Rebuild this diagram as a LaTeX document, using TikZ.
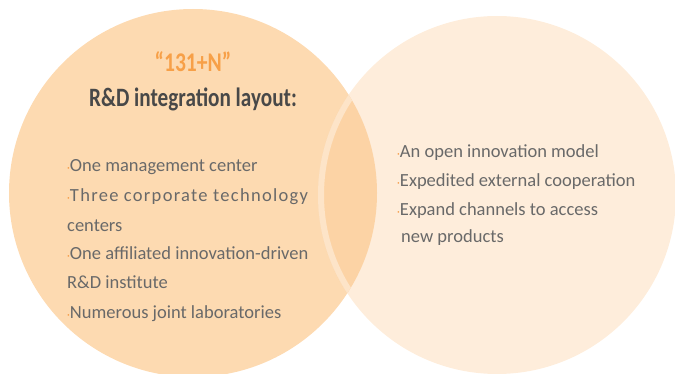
\documentclass[tikz,border=0pt]{standalone}
\usepackage{fontspec}
\setmainfont{Carlito}
\newfontfamily\headfont[FakeStretch=0.8]{Carlito}
\definecolor{leftfill}{RGB}{253,218,177}
\definecolor{rightfill}{RGB}{254,237,219}
\definecolor{interfill}{RGB}{252,211,165}
\definecolor{bandcol}{RGB}{253,228,200}
\definecolor{titleorange}{RGB}{247,160,72}
\definecolor{headgray}{RGB}{72,72,72}
\definecolor{bodygray}{RGB}{105,105,105}
\definecolor{dotorange}{RGB}{245,150,60}
\newcommand{\itemdot}{\textcolor{dotorange}{\fontsize{11}{11}\selectfont ·}}
\begin{document}
\begin{tikzpicture}[x=1pt,y=-1pt,
  item/.style={anchor=base west, inner sep=0pt, text=bodygray, font=\fontsize{18.5}{21}\selectfont},
  headline/.style={anchor=base, inner sep=0pt, font=\headfont\bfseries}]
\useasboundingbox (0,0) rectangle (675,374);
\clip (0,0) rectangle (675,374);
\fill[leftfill] (193,193) circle (184pt);
\fill[rightfill] (497,195) circle (179pt);
\begin{scope}
  \clip (193,193) circle (184pt);
  \fill[interfill] (497,195) circle (179pt);
  \draw[bandcol, line width=6pt] (497,195) circle (176pt);
\end{scope}
\node[headline, text=titleorange, font=\headfont\bfseries\fontsize{27}{27}\selectfont] (title) at (193,72) {“131+N”};
\node[headline, text=headgray, font=\headfont\bfseries\fontsize{26.5}{26.5}\selectfont] (head) at (193,107) {R\&D integration layout:};
\node[item] (l1) at (67,172) {\itemdot One management center};
\node[item] (l2) at (67,202) {\itemdot\addfontfeatures{LetterSpace=7}Three corporate technology};
\node[item] (l3) at (67,232) {centers};
\node[item] (l4) at (67,260) {\itemdot One affiliated innovation-driven};
\node[item] (l5) at (67,288) {R\&D institute};
\node[item] (l6) at (67,318) {\itemdot Numerous joint laboratories};
\node[item] (r1) at (397,158) {\itemdot An open innovation model};
\node[item] (r2) at (397,187) {\itemdot Expedited external cooperation};
\node[item] (r3) at (397,216) {\itemdot Expand channels to access};
\node[item] (r4) at (401,243) {new products};
\end{tikzpicture}
\end{document}
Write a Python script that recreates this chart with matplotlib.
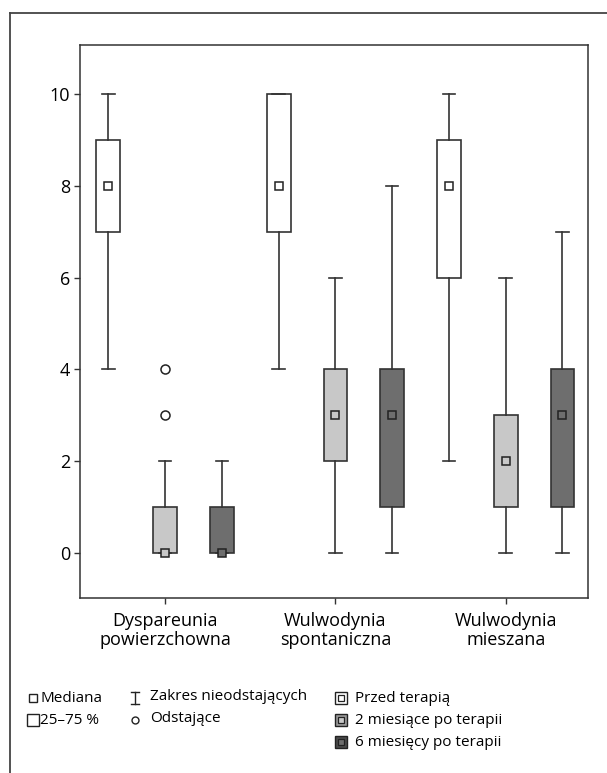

--

__TO DO__
Copy out each record shown above without alteration, skipping any picture.

__ANSWER TO THIS EXERCISE__
Rebuild this diagram as a LaTeX document, using TikZ.
\documentclass[tikz,border=0pt]{standalone}
\usepackage{fontspec}
\setmainfont{Carlito}
\newfontfamily\headfont[FakeStretch=0.8]{Carlito}
\definecolor{leftfill}{RGB}{253,218,177}
\definecolor{rightfill}{RGB}{254,237,219}
\definecolor{interfill}{RGB}{252,211,165}
\definecolor{bandcol}{RGB}{253,228,200}
\definecolor{titleorange}{RGB}{247,160,72}
\definecolor{headgray}{RGB}{72,72,72}
\definecolor{bodygray}{RGB}{105,105,105}
\definecolor{dotorange}{RGB}{245,150,60}
\newcommand{\itemdot}{\textcolor{dotorange}{\fontsize{11}{11}\selectfont ·}}
\begin{document}
\begin{tikzpicture}[x=1pt,y=-1pt,
  item/.style={anchor=base west, inner sep=0pt, text=bodygray, font=\fontsize{18.5}{21}\selectfont},
  headline/.style={anchor=base, inner sep=0pt, font=\headfont\bfseries}]
\useasboundingbox (0,0) rectangle (675,374);
\clip (0,0) rectangle (675,374);
\fill[leftfill] (193,193) circle (184pt);
\fill[rightfill] (497,195) circle (179pt);
\begin{scope}
  \clip (193,193) circle (184pt);
  \fill[interfill] (497,195) circle (179pt);
  \draw[bandcol, line width=6pt] (497,195) circle (176pt);
\end{scope}
\node[headline, text=titleorange, font=\headfont\bfseries\fontsize{27}{27}\selectfont] (title) at (193,72) {“131+N”};
\node[headline, text=headgray, font=\headfont\bfseries\fontsize{26.5}{26.5}\selectfont] (head) at (193,107) {R\&D integration layout:};
\node[item] (l1) at (67,172) {\itemdot One management center};
\node[item] (l2) at (67,202) {\itemdot\addfontfeatures{LetterSpace=7}Three corporate technology};
\node[item] (l3) at (67,232) {centers};
\node[item] (l4) at (67,260) {\itemdot One affiliated innovation-driven};
\node[item] (l5) at (67,288) {R\&D institute};
\node[item] (l6) at (67,318) {\itemdot Numerous joint laboratories};
\node[item] (r1) at (397,158) {\itemdot An open innovation model};
\node[item] (r2) at (397,187) {\itemdot Expedited external cooperation};
\node[item] (r3) at (397,216) {\itemdot Expand channels to access};
\node[item] (r4) at (401,243) {new products};
\end{tikzpicture}
\end{document}
Write a Python script that recreates this chart with matplotlib.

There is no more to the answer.